Understanding NBN connection

Internet for your home or office router usually uses one of three types of termination.

Our choices in Australia with NBN have been mostly FTTN (fiber to the node) or FTTC (fiber to the curb). These connection types require a conversion to another media to your premises; either HFC (high frequency cable) or a copper RJ11 (the old POTS phone lines you’re probably use to). These connection types have big speed limits, due to the change in cable, usually maxing out at 100-250Mbps.

Less common  FTTP (fiber to the premises) is by far the best connection type available.

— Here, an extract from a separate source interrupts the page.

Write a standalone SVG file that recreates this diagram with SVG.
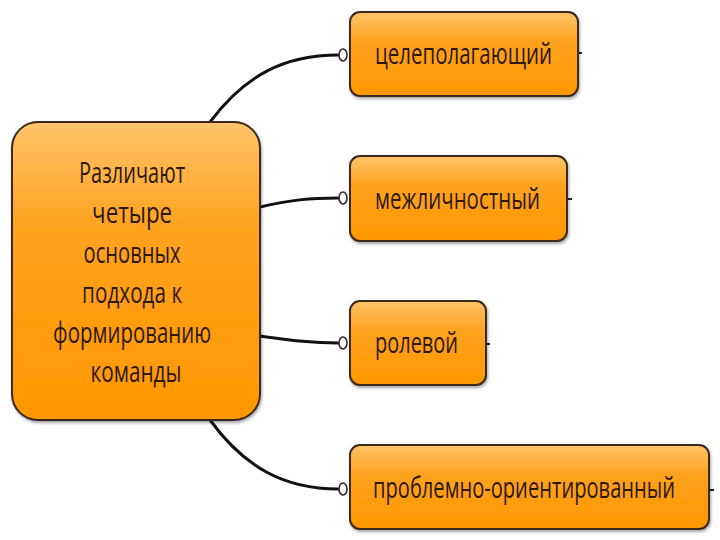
<svg xmlns="http://www.w3.org/2000/svg" width="720" height="540" viewBox="0 0 720 540">
<defs>
<linearGradient id="g" x1="0" y1="0" x2="0" y2="1">
<stop offset="0" stop-color="#FFC46A"/>
<stop offset="0.35" stop-color="#FFA21F"/>
<stop offset="1" stop-color="#FF9800"/>
</linearGradient>
<filter id="sh" x="-10%" y="-10%" width="120%" height="130%">
<feDropShadow dx="1" dy="2" stdDeviation="1.5" flood-color="#000" flood-opacity="0.35"/>
</filter>
</defs>
<style>
.box{fill:url(#g);stroke:#3a2a1a;stroke-width:2;filter:url(#sh)}
.t{font-family:"Open Sans","Liberation Sans",sans-serif;font-size:30px;fill:#2e1803}
.tw{font-family:"Open Sans","Liberation Sans",sans-serif;font-size:22px;fill:#2e1803}
.c{fill:none;stroke:#111;stroke-width:3;stroke-linecap:round}
.d{fill:#fff;stroke:#222;stroke-width:1.5}
.k{stroke:#222;stroke-width:2}
</style>
<rect width="720" height="540" fill="#fff"/>
<g id="connectors">
<path class="c" d="M210 122 C 245 75, 285 55, 338 55"/>
<path class="c" d="M260 207 C 290 200, 310 198, 338 198"/>
<path class="c" d="M260 336 C 290 340, 310 343, 338 343"/>
<path class="c" d="M210 420 C 245 468, 285 489, 338 489"/>
<ellipse class="d" cx="343" cy="55" rx="4" ry="6"/>
<ellipse class="d" cx="343" cy="198" rx="4" ry="6"/>
<ellipse class="d" cx="343" cy="343" rx="4" ry="6"/>
<ellipse class="d" cx="343" cy="489" rx="4" ry="6"/>
<line class="k" x1="578" y1="53" x2="582" y2="53"/>
<line class="k" x1="567" y1="199" x2="572" y2="199"/>
<line class="k" x1="486" y1="344" x2="490" y2="344"/>
<line class="k" x1="709" y1="490" x2="714" y2="490"/>
</g>
<g id="main">
<rect class="box" x="12" y="122" width="248" height="298" rx="26"/>
<text class="t" text-anchor="middle">
<tspan x="136" y="183" textLength="106" lengthAdjust="spacingAndGlyphs">Различают</tspan>
<tspan x="136" y="223" textLength="80" lengthAdjust="spacingAndGlyphs">четыре</tspan>
<tspan x="136" y="263" textLength="97" lengthAdjust="spacingAndGlyphs">основных</tspan>
<tspan x="136" y="303" textLength="100" lengthAdjust="spacingAndGlyphs">подхода к</tspan>
<tspan x="136" y="343" textLength="158" lengthAdjust="spacingAndGlyphs">формированию</tspan>
<tspan x="136" y="382" textLength="91" lengthAdjust="spacingAndGlyphs">команды</tspan>
</text>
</g>
<g id="n1">
<rect class="box" x="350" y="12" width="228" height="84" rx="10"/>
<text class="t" x="375" y="64" textLength="177" lengthAdjust="spacingAndGlyphs">целеполагающий</text>
</g>
<g id="n2">
<rect class="box" x="350" y="156" width="217" height="85" rx="10"/>
<text class="t" x="375" y="209" textLength="165" lengthAdjust="spacingAndGlyphs">межличностный</text>
</g>
<g id="n3">
<rect class="box" x="350" y="301" width="136" height="84" rx="10"/>
<text class="t" x="375" y="353" textLength="83" lengthAdjust="spacingAndGlyphs">ролевой</text>
</g>
<g id="n4">
<rect class="box" x="350" y="445" width="359" height="84" rx="10"/>
<text class="tw" transform="translate(373 498) scale(1 1.35)" x="0" y="0" textLength="302" lengthAdjust="spacingAndGlyphs">проблемно-ориентированный</text>
</g>
</svg>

Over 1 Gigabit (1000Mbps) is possible with this type of connection.

VDSL (copper) Connection
NBN FTTB

FTTN – Fibre to the node.

This delivery method uses your existing copper phone line to connect to a “node” usually down your street.

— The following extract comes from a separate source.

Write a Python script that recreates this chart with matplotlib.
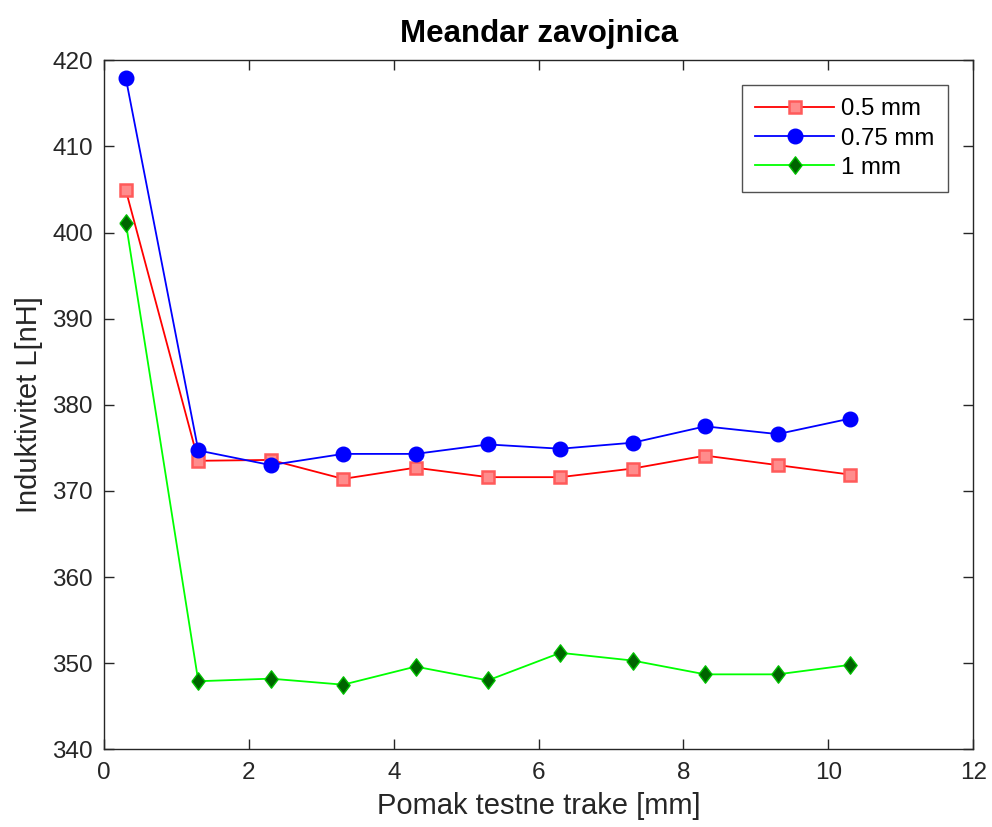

Pros: No intervention to property required. Cost-effective.

Cons: Speeds are very limited and more prone to connection issues. Usually 50-100Mbps is the maximum download speed.

FTTC – Fibre to the curb.

This brings the fibre a bit closer to you – to the curb of the street outside your premises. In this case, a HFC (coaxial) cable can be used.

Pros: A faster connection (250Mbps) is possible

Cons: Speed is limited. Some work required installing a cable and NTD (pictured) required.

FTTP – Fibre to the premises.

This is the best type of broadband connection.

Pros: Speeds up to and over 1000Mbps are possible. Least possibility of drop-outs.

Cons: Harder to install into older apartment buildings and houses than the other options.